Total sales in the four months to June 30 rose 12 per cent, but the warehouse problems have hit sales in Europe and the US.
Asos chief executive Nick Beighton said profits will now be between £30m and £35m - compared with pre-tax profits of £102m last year - and admitted ambitious targets at its Atlanta and Berlin warehouses would be missed. Asos has its main warehouse in Barnsley.
"Whilst we are making good progress in improving customer engagement, our recent performance in the EU and US was held back by operational issues associated with our transformational warehouse programmes," he said."Embedding the change from the major overhaul of infrastructure and technology in our US and European warehouses has taken longer than we had anticipated, impacting our stock availability, sales and cost base in these regions.
"Where we have been unencumbered by these issues we have seen robust growth and overall our customer momentum is improving with the business hitting 20 million active customers globally for the first time."

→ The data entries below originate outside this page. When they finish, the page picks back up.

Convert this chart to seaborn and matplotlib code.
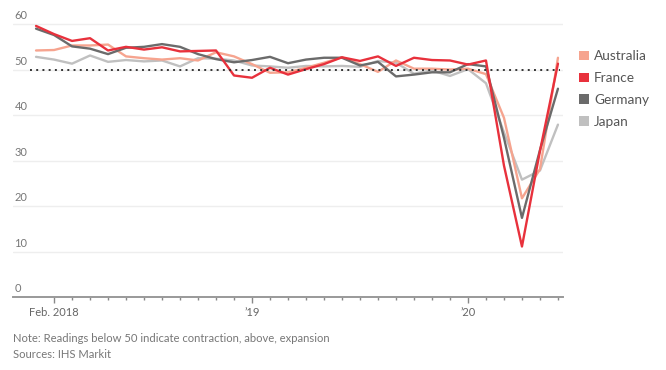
import numpy as np
import pandas as pd
import seaborn as sns
import matplotlib.pyplot as plt
from matplotlib.patches import Patch
from matplotlib.transforms import ScaledTranslation

# composite PMI, monthly Jan 2018 - Jun 2020
months = pd.date_range("2018-01-01", "2020-06-01", freq="MS")
australia = [54.2, 54.3, 55.3, 55.3, 55.5, 52.9, 52.5, 52.2, 52.5, 52.0, 53.8, 52.9,
             51.2, 49.3, 49.4, 50.4, 51.5, 52.7, 51.2, 49.5, 52.0, 50.2, 50.2, 50.0,
             50.2, 49.0, 39.4, 21.7, 28.1, 52.6]
france = [59.6, 57.8, 56.3, 56.9, 54.2, 55.0, 54.4, 54.9, 54.0, 54.1, 54.2, 48.7,
          48.2, 50.4, 48.9, 50.1, 51.2, 52.7, 51.9, 52.9, 50.8, 52.6, 52.1, 52.0,
          51.1, 52.0, 28.9, 11.1, 32.1, 51.3]
germany = [59.0, 57.6, 55.1, 54.6, 53.4, 54.8, 55.0, 55.6, 55.0, 53.4, 52.3, 51.6,
           52.1, 52.8, 51.4, 52.2, 52.6, 52.6, 50.9, 51.7, 48.5, 48.9, 49.4, 49.4,
           51.2, 50.7, 35.0, 17.4, 32.3, 45.8]
japan = [52.8, 52.2, 51.3, 53.1, 51.7, 52.1, 51.8, 52.0, 50.7, 52.5, 52.4, 52.0,
         50.9, 50.7, 50.4, 50.8, 50.7, 50.8, 50.6, 51.9, 51.5, 49.1, 49.8, 48.6,
         50.1, 47.0, 36.2, 25.8, 27.8, 37.9]
countries = ["Australia", "France", "Germany", "Japan"]
colors = {"Australia": "#f6a48f", "France": "#e8313c", "Germany": "#6b6b6b", "Japan": "#c0c0c0"}
yticks = [0, 10, 20, 30, 40, 50, 60]
xlabels = {1: "Feb. 2018", 12: "\u201919", 24: "\u201920"}

idx = np.arange(len(months))
df = pd.DataFrame({"i": np.tile(idx, 4),
                   "country": np.repeat(countries, len(months)),
                   "pmi": australia + france + germany + japan})

sns.set_style("white")
plt.rcParams["font.family"] = ["Lato", "DejaVu Sans"]

fig = plt.figure(figsize=(6.66, 3.70), dpi=100)
ax = fig.add_axes([13 / 666, 1 - 297 / 370, 550 / 666, (297 - 15) / 370])

# France drawn last so it sits on top
order = ["Japan", "Australia", "Germany", "France"]
sns.lineplot(data=df, x="i", y="pmi", hue="country", hue_order=order,
             palette=colors, linewidth=1.7, legend=False, ax=ax)

ax.axhline(50, xmin=0.03, xmax=0.995, color="#333333", lw=1.4, ls=(0, (1, 2.2)), zorder=5)

ax.set_xlim(-1.28, 29.28)
ax.set_ylim(0, 62)
ax.set_yticks(yticks)
ax.yaxis.grid(True, color="#eeeeee", lw=1)
ax.set_yticklabels([str(t) for t in yticks], ha="left", va="bottom", color="#777777", fontsize=8)
ax.tick_params(axis="y", length=0, pad=-1)
# labels sit just above their gridline
for lab in ax.get_yticklabels():
    lab.set_transform(lab.get_transform() + ScaledTranslation(0, 2 / 72, fig.dpi_scale_trans))

ax.set_xticks(idx[1:], minor=True)
ax.set_xticks(list(xlabels.keys()))
ax.set_xticklabels(list(xlabels.values()), color="#666666", fontsize=8)
ax.tick_params(axis="x", which="both", bottom=True)
ax.tick_params(axis="x", which="major", direction="out", length=4, width=1, color="#888888", pad=3)
ax.tick_params(axis="x", which="minor", direction="out", length=2.5, width=1, color="#888888")

for s in ["top", "right", "left"]:
    ax.spines[s].set_visible(False)
ax.spines["bottom"].set_color("#999999")
ax.spines["bottom"].set_linewidth(1.4)
ax.set_xlabel("")
ax.set_ylabel("")

handles = [Patch(facecolor=colors[c], edgecolor="none", label=c) for c in countries]
leg = fig.legend(handles=handles, loc="upper left", bbox_to_anchor=(567 / 666, 1 - 38 / 370),
                 frameon=False, fontsize=9.8, handlelength=0.7, handleheight=0.7,
                 handletextpad=0.4, labelspacing=0.72)
for t in leg.get_texts():
    t.set_color("#555555")

fig.text(13 / 666, 1 - 338 / 370, "Note: Readings below 50 indicate contraction, above, expansion",
         fontsize=8.1, color="#777777", va="center")
fig.text(13 / 666, 1 - 355 / 370, "Sources: IHS Markit", fontsize=8.1, color="#777777", va="center")

fig.savefig("out.png", dpi=100)
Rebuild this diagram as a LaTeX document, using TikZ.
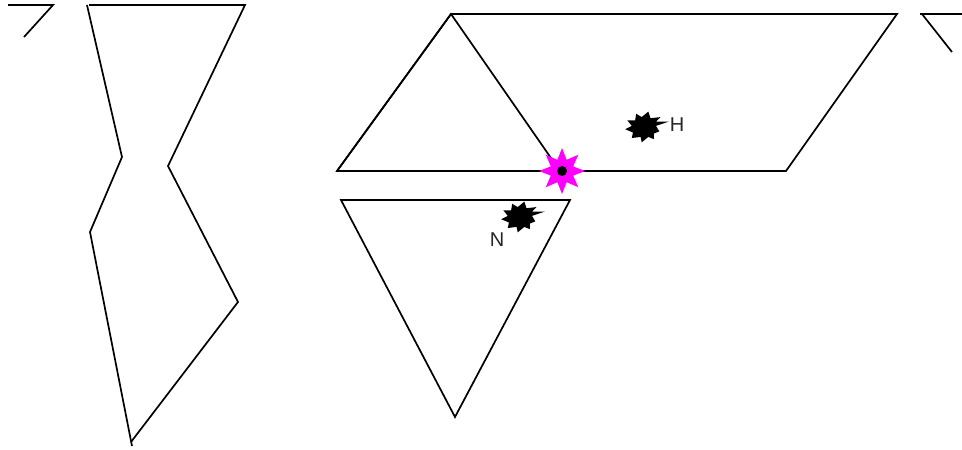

He said the firm is clear on the root causes of the operational challenges and it is making progress on resolving them, and now expects to complete these projects by the end of September.
"Despite these short-term challenges, the move to a multi-site logistics infrastructure will enable us to offer customers across the world our market leading proposition, facilitate our future growth, as well as leading to longer-term efficiency benefits," he added.
Analyst Greg Lawless at Shore Capital said: "This is the second profit warning from the company after the first one back in mid-December 2018.
"Initially sales guidance was for around 25 per cent growth in 2019 – that has now been halved in the space of six months.
"The UK performance is relatively robust, but clearly the warehouse transition in both Europe and the US have seen significant growing pains in recent months, which in our view, have been self-inflicted by the company. The new guidance is significantly lower than the previously issued guidance."
Analyst Nicholas Hyett at Hargreaves Lansdown added: “Asos can be a bit of a Cinderella stock, struggling against the odds and still making it to the ball in the end.
"Growing pains have been a consistent problem at Asos over some years, and this quarter is no exception. Not having stock available is a massive faux pas for a retailer, and the cost of resolving the problems will eat into profits.
"Having said that both the US and EU businesses have managed to deliver sales growth despite the operational headwinds. If, as expected, Asos can resolve its stock issues by the autumn then this could be just another operational blip in the Asos timeline. We don’t think Asos should be written off just yet.”
Asos said the roll out of new technology and software in its German and US warehouses had fallen "behind our ambitious expectations".
In particular, automation software in the Berlin hub had been problematic, particularly with ramping up production.At the Atlanta factory, Asos blamed outside companies for failing to get stock to its warehouse quickly enough.
The company insisted it is clear on the "root causes" of the problems and will fix them, including hiring more staff with global business skills.